En el 2020, la autora Michelle Roche Rodríguez narró a la Venezuela, salvaje y sometida a un dictador violento, en su novela de vampiros “Malasangre”. A mitad de camino entre la ficción gótica y el Bildunsgroman, la trama cuenta como una joven con apetito por la muerte, crece en una época en que el poder era otra forma de voracidad. Lo que convierte a la nación controlada bajo la voluntad de Juan Vicente Gómez, en una víctima aterrorizada de un depredador de casi sobrenatural influencia. En la ficción de Roche, Latinoamérica parecía el refugio ideal para criaturas antiguas, ávidas, brutales. Mucho más, las que comprenden que la sangre, la riqueza y la influencia, son formas de inmortalidad.

Algo semejante intentó Pablo de Santis en el 2010 con “Los Anticuarios”, en la que transformó el fatalismo de nuestro continente en vampiro doliente en medio de una Buenos Aires crepuscular. También, narró a estos sobrevivientes del miedo, del tiempo y de los terrores, como criaturas aisladas en palacetes y mansiones, en el amor desesperado y no correspondido y al final, la ausencia de nombre y motivo, más allá de prosperar en las ruinas del mundo tal y como lo habían conocido al nacer.

Pero Larraín lleva la idea a lugares mucho más ambiciosos, angustiosos y alegóricos. El Pinochet vampiro, aprendió el sabor de la sangre en Francia, con cabezas decapitadas a su alrededor y pasando la lengua por la hoja de la guillotina. Siglos en el futuro, intenta que su feroz odio contra cualquier revolución u oposición, se convierta en dominio. El cineasta, entonces, explora al monstruo real a través del ficticio. Lo lleva a nuevas percepciones de la pesadilla de una criatura antinatural, como líder de un movimiento que destrozó a un país en lo medular.
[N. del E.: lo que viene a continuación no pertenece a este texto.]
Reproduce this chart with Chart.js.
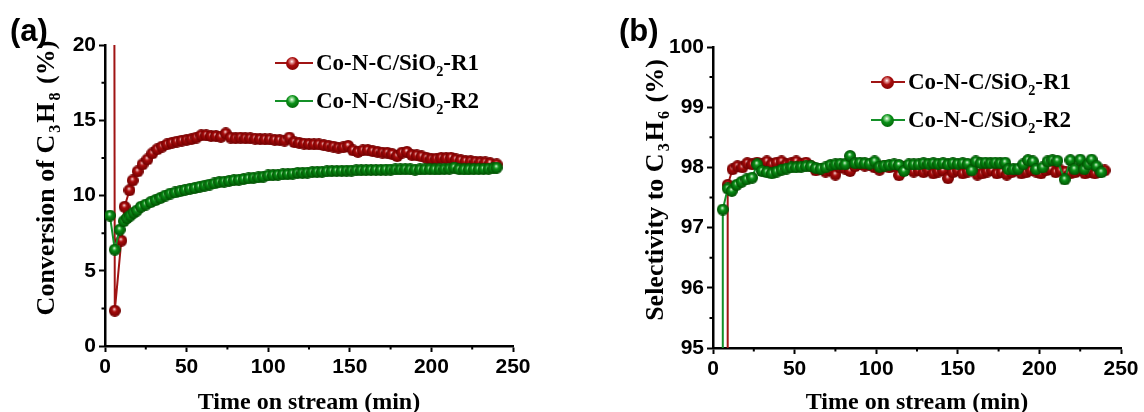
<!DOCTYPE html>
<html lang="en">
<head>
<meta charset="UTF-8" />
<title>Co-N-C/SiO2 conversion and selectivity</title>
<script src="https://cdn.jsdelivr.net/npm/chart.js"></script>
<style>
  body { margin:0; width:1144px; height:412px; background:#fff; position:relative; overflow:hidden;
         font-family:"Liberation Serif", "Times New Roman", serif; color:#000; }
  canvas { position:absolute; top:0; }
  .panel { position:absolute; font:bold 31px "Liberation Sans", Arial, sans-serif; line-height:1; }
  .title { position:absolute; font-weight:bold; font-size:24px; white-space:nowrap; line-height:1;
           transform:translate(-50%,-50%); }
  .ytitle { font-size:26px; transform:translate(-50%,-50%) rotate(-90deg); }
  .ytitle sub { margin:0 2px; }
  sub { font-size:0.62em; vertical-align:-0.4em; line-height:0; }
  .row { position:absolute; height:0; }
  .row .line { position:absolute; height:2px; top:-1px; }
  .row .ball { position:absolute; width:13px; height:13px; top:-6.5px; border-radius:50%; }
  .row .txt { position:absolute; top:-12px; font-weight:bold; font-size:23px; line-height:23px; white-space:nowrap; }
  .red .line { background:#a01414; }
  .red .ball { background:radial-gradient(circle at 45% 35%, #fff 0, #e8a0a0 12%, #a80c0c 38%, #700000 100%); }
  .green .line { background:#149028; }
  .green .ball { background:radial-gradient(circle at 45% 35%, #fff 0, #a0e0a0 12%, #0a9018 38%, #004e00 100%); }
</style>
</head>
<body>

<canvas id="conv" width="572" height="412" style="left:0"></canvas>
<canvas id="sel" width="572" height="412" style="left:572px"></canvas>

<!-- panel (a) labels -->
<div class="panel" style="left:10px; top:15px">(a)</div>
<div class="title ytitle" style="left:46px; top:178px">Conversion of C<sub>3</sub>H<sub>8</sub> (%)</div>
<div class="title" style="left:309px; top:401px">Time on stream (min)</div>
<div class="row red" style="left:0; top:63px">
  <div class="line" style="left:275px; width:38px"></div>
  <div class="ball" style="left:285.5px"></div>
  <span class="txt" style="left:316px">Co-N-C/SiO<sub>2</sub>-R1</span>
</div>
<div class="row green" style="left:0; top:101px">
  <div class="line" style="left:275px; width:38px"></div>
  <div class="ball" style="left:285.5px"></div>
  <span class="txt" style="left:316px">Co-N-C/SiO<sub>2</sub>-R2</span>
</div>

<!-- panel (b) labels -->
<div class="panel" style="left:619px; top:15px">(b)</div>
<div class="title ytitle" style="left:655px; top:190px">Selectivity to C<sub>3</sub>H<sub>6</sub> (%)</div>
<div class="title" style="left:917px; top:401px">Time on stream (min)</div>
<div class="row red" style="left:0; top:82px">
  <div class="line" style="left:871px; width:34px"></div>
  <div class="ball" style="left:880.5px"></div>
  <span class="txt" style="left:908px">Co-N-C/SiO<sub>2</sub>-R1</span>
</div>
<div class="row green" style="left:0; top:120px">
  <div class="line" style="left:871px; width:34px"></div>
  <div class="ball" style="left:880.5px"></div>
  <span class="txt" style="left:908px">Co-N-C/SiO<sub>2</sub>-R2</span>
</div>

<script>
// ---- data ----
// (a) propane conversion, %
const convTimeR1 = [5.5, 6, 10, 12, 15, 17, 20, 23, 26, 29, 32, 35, 38, 41, 44, 47, 50, 53, 56, 59,
  62, 65, 68, 71, 74, 77, 80, 83, 86, 89, 92, 95, 98, 101, 104, 107, 110, 113, 116, 119,
  122, 125, 128, 131, 134, 137, 140, 143, 146, 149, 152, 155, 158, 161, 164, 167, 170, 173, 176, 179,
  182, 185, 188, 191, 194, 197, 200, 203, 206, 209, 212, 215, 218, 221, 224, 227, 230, 233, 236, 240];
const convR1 = [40, 2.35, 7.0, 9.25, 10.35, 11.0, 11.6, 12.07, 12.4, 12.8, 13.07, 13.25, 13.4, 13.5, 13.58, 13.65, 13.7, 13.75, 13.85, 14.0,
  14.0, 13.95, 13.95, 13.9, 14.13, 13.85, 13.8, 13.85, 13.8, 13.8, 13.78, 13.75, 13.73, 13.73, 13.7, 13.68, 13.65, 13.85, 13.55, 13.5,
  13.45, 13.42, 13.4, 13.4, 13.35, 13.3, 13.25, 13.18, 13.2, 13.3, 13.0, 12.9, 13.0, 13.02, 12.95, 12.9, 12.85, 12.84, 12.75, 12.62,
  12.85, 12.9, 12.7, 12.67, 12.6, 12.5, 12.44, 12.45, 12.5, 12.48, 12.51, 12.4, 12.35, 12.29, 12.28, 12.25, 12.22, 12.2, 12.15, 12.07];

const convTimeR2 = [3, 6, 9, 11.5, 13.5, 15.5, 17.5, 19.5, 22, 25, 28, 31, 34, 37, 40, 43, 46, 49, 52, 55,
  58, 61, 64, 67, 70, 73, 76, 79, 82, 85, 88, 91, 94, 97, 100, 103, 106, 109, 112, 115,
  118, 121, 124, 127, 130, 133, 136, 139, 142, 145, 148, 151, 154, 157, 160, 163, 166, 169, 172, 175,
  178, 181, 184, 187, 190, 193, 196, 199, 202, 205, 208, 211, 214, 217, 220, 223, 226, 229, 232, 235, 238, 240];
const convR2 = [8.67, 6.4, 7.73, 8.29, 8.5, 8.67, 8.85, 9.0, 9.25, 9.4, 9.56, 9.7, 9.84, 10.0, 10.13, 10.2, 10.29, 10.37, 10.44, 10.5,
  10.58, 10.65, 10.73, 10.8, 10.89, 10.92, 10.97, 11.02, 11.05, 11.1, 11.13, 11.18, 11.2, 11.25, 11.33, 11.35, 11.38, 11.4, 11.42, 11.45,
  11.5, 11.5, 11.52, 11.55, 11.57, 11.58, 11.6, 11.62, 11.63, 11.64, 11.65, 11.66, 11.67, 11.68, 11.69, 11.7, 11.7, 11.7, 11.72, 11.72,
  11.73, 11.73, 11.75, 11.73, 11.72, 11.73, 11.74, 11.75, 11.73, 11.74, 11.76, 11.78, 11.85, 11.75, 11.73, 11.74, 11.75, 11.75, 11.76, 11.78, 11.8, 11.85];

// (b) propylene selectivity, %
const selTimeR1 = [9, 9, 12, 15, 18, 21, 24, 27, 30, 33, 36, 39, 42, 45, 48, 51, 54, 57, 60,
  63, 66, 69, 72, 75, 78, 81, 84, 87, 90, 93, 96, 99, 102, 105, 108, 111, 114, 117, 120,
  123, 126, 129, 132, 135, 138, 141, 144, 147, 150, 153, 156, 159, 162, 165, 168, 171, 174, 177, 180,
  183, 186, 189, 192, 195, 198, 201, 204, 207, 210, 213, 216, 219, 222, 225, 228, 231, 234, 237, 240];
const selR1 = [90, 97.71, 97.97, 98.02, 98.0, 98.07, 98.05, 98.08, 98.06, 98.1, 98.05, 98.08, 98.1, 98.05, 98.07, 98.1, 98.05, 98.08, 98.02,
  97.95, 97.97, 97.93, 97.95, 97.88, 98.0, 97.98, 97.94, 98.02, 98.05, 98.03, 98.04, 98.0, 97.96, 98.02, 98.0, 98.03, 97.87, 98.0, 97.97,
  97.93, 97.95, 97.92, 97.95, 97.9, 97.93, 97.95, 97.82, 97.92, 97.95, 97.9, 97.93, 97.95, 97.88, 97.9, 97.93, 97.95, 97.9, 97.92, 97.88,
  97.92, 97.95, 97.9, 97.92, 97.95, 97.93, 97.9, 97.95, 97.97, 97.92, 97.95, 97.93, 97.9, 97.92, 97.95, 97.9, 97.92, 97.9, 97.93, 97.95];

const selTimeR2 = [6, 6, 9, 11.5, 14.5, 17.5, 20.5, 24, 27, 30, 33, 36, 39, 42, 45, 48, 51, 54, 57, 60,
  63, 66, 69, 72, 75, 78, 81, 84, 87, 90, 93, 96, 99, 102, 105, 108, 111, 114, 117, 120,
  123, 126, 129, 132, 135, 138, 141, 144, 147, 150, 153, 156, 158.5, 161, 164, 167, 170, 173, 176, 179,
  181, 184, 187, 190, 193, 196, 198, 202, 205, 208, 211, 215.5, 219, 221.5, 225, 227.5, 230, 232, 235, 238];
const selR2 = [90, 97.3, 97.65, 97.61, 97.71, 97.76, 97.8, 97.83, 98.05, 97.94, 97.92, 97.9, 97.93, 97.96, 97.98, 98.0, 98.0, 98.01, 98.02, 98.02,
  97.99, 97.98, 98.0, 98.04, 98.05, 98.06, 98.05, 98.19, 98.07, 98.08, 98.07, 98.06, 98.1, 98.01, 98.03, 98.04, 98.05, 98.04, 97.94, 98.05,
  98.05, 98.05, 98.07, 98.06, 98.07, 98.06, 98.07, 98.05, 98.07, 98.06, 98.07, 98.06, 97.95, 98.1, 98.07, 98.08, 98.07, 98.08, 98.07, 98.08,
  97.97, 97.97, 97.98, 98.05, 98.12, 98.1, 97.97, 98.0, 98.1, 98.12, 98.11, 97.8, 98.12, 97.97, 98.13, 97.97, 98.05, 98.13, 98.02, 97.92];

// axis ticks
const timeTicks = [0, 50, 100, 150, 200, 250];
const timeMinor = [25, 75, 125, 175, 225];
const convTicks = [0, 5, 10, 15, 20];
const convMinor = [2.5, 7.5, 12.5, 17.5];
const selTicks = [95, 96, 97, 98, 99, 100];
const selMinor = [95.5, 96.5, 97.5, 98.5, 99.5];

// ---- styling ----
const RED = '#a01414';
const GREEN = '#149028';

// shaded sphere used as the point marker
function ball(mid, light, dark, r) {
  const c = document.createElement('canvas');
  c.width = c.height = r * 2;
  const g = c.getContext('2d');
  const grad = g.createRadialGradient(r * 0.9, r * 0.7, 0, r, r, r);
  grad.addColorStop(0, '#ffffff');
  grad.addColorStop(0.12, light);
  grad.addColorStop(0.38, mid);
  grad.addColorStop(1, dark);
  g.fillStyle = grad;
  g.beginPath();
  g.arc(r, r, r, 0, Math.PI * 2);
  g.fill();
  return c;
}
const redBall = ball('#a80c0c', '#e8a0a0', '#700000', 6);
const greenBall = ball('#0a9018', '#a0e0a0', '#004e00', 6);

const pts = (xs, ys) => xs.map((x, i) => ({ x: x, y: ys[i] }));

// short outward ticks between the labelled ones
const minorTicks = {
  id: 'minorTicks',
  afterDraw(chart, args, opts) {
    const { ctx, chartArea } = chart;
    const xs = chart.scales.x, ys = chart.scales.y;
    ctx.save();
    ctx.strokeStyle = '#000';
    ctx.lineWidth = 2;
    ctx.beginPath();
    opts.x.forEach(v => {
      const px = xs.getPixelForValue(v);
      ctx.moveTo(px, chartArea.bottom);
      ctx.lineTo(px, chartArea.bottom + 3.5);
    });
    opts.y.forEach(v => {
      const py = ys.getPixelForValue(v);
      ctx.moveTo(chartArea.left, py);
      ctx.lineTo(chartArea.left - 3.5, py);
    });
    ctx.stroke();
    ctx.restore();
  }
};

const tickFont = { family: '"Liberation Sans", Arial, sans-serif', size: 21, weight: 'bold' };

function axis(min, max, values, extra) {
  return Object.assign({
    type: 'linear',
    min: min,
    max: max,
    afterBuildTicks: s => { s.ticks = values.map(v => ({ value: v })); },
    grid: { drawOnChartArea: false, tickLength: 6, tickColor: '#000', tickWidth: 2 },
    border: { display: true, color: '#000', width: 2.5 },
    ticks: { color: '#000', font: tickFont }
  }, extra);
}

function makeChart(id, c) {
  return new Chart(document.getElementById(id), {
    type: 'line',
    data: {
      datasets: [
        { data: pts(c.t2, c.y2), borderColor: GREEN, borderWidth: 2, pointStyle: greenBall,
          pointRadius: 6, tension: 0, order: 0 },
        { data: pts(c.t1, c.y1), borderColor: RED, borderWidth: 2, pointStyle: redBall,
          pointRadius: 6, tension: 0, order: 1 }
      ]
    },
    options: {
      responsive: false,
      animation: false,
      events: [],
      layout: { padding: c.pad },
      plugins: {
        legend: { display: false },
        tooltip: { enabled: false },
        minorTicks: { x: timeMinor, y: c.minor }
      },
      scales: {
        x: axis(0, 250, timeTicks, {
          afterFit: s => { s.height = c.xh; }
        }),
        y: axis(c.ymin, c.ymax, c.ticks, {
          afterFit: s => { s.width = 50; }
        })
      }
    },
    plugins: [minorTicks]
  });
}

makeChart('conv', {
  t1: convTimeR1, y1: convR1, t2: convTimeR2, y2: convR2,
  ymin: 0, ymax: 20, ticks: convTicks, minor: convMinor,
  pad: { left: 55, top: 45, right: 59, bottom: 0 }, xh: 66
});

makeChart('sel', {
  t1: selTimeR1, y1: selR1, t2: selTimeR2, y2: selR2,
  ymin: 95, ymax: 100, ticks: selTicks, minor: selMinor,
  pad: { left: 91, top: 47, right: 23, bottom: 0 }, xh: 64
});
</script>
</body>
</html>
Chile se convierte en la víctima entre los brazos de Pinochet. Lo que provoca que la película, se haga más y más cruel, a pesar de sus tintes de humor lóbrego y su cuidadoso uso de los símbolos. Pero es difícil reír ante la imagen eternizada de una verdad más mundana. Pinochet murió en su cama, con miles de crímenes a cuestas que jamás recibirán justicia. De modo que su memoria, persiste en las familias rotas, los deudos de los muertos y desaparecidos, en los traumas de los torturados. La propuesta de Larraín es firme y logra su objetivo, pero también demuestra algo más, casi por carambola. El horror y el miedo de la violencia permanecen hieráticos en mitad del transcurrir de las décadas. Un vampiro quizás o la criatura más cruel de todas: el ser humano en su afán por perdurar incluso a través de sus peores acciones.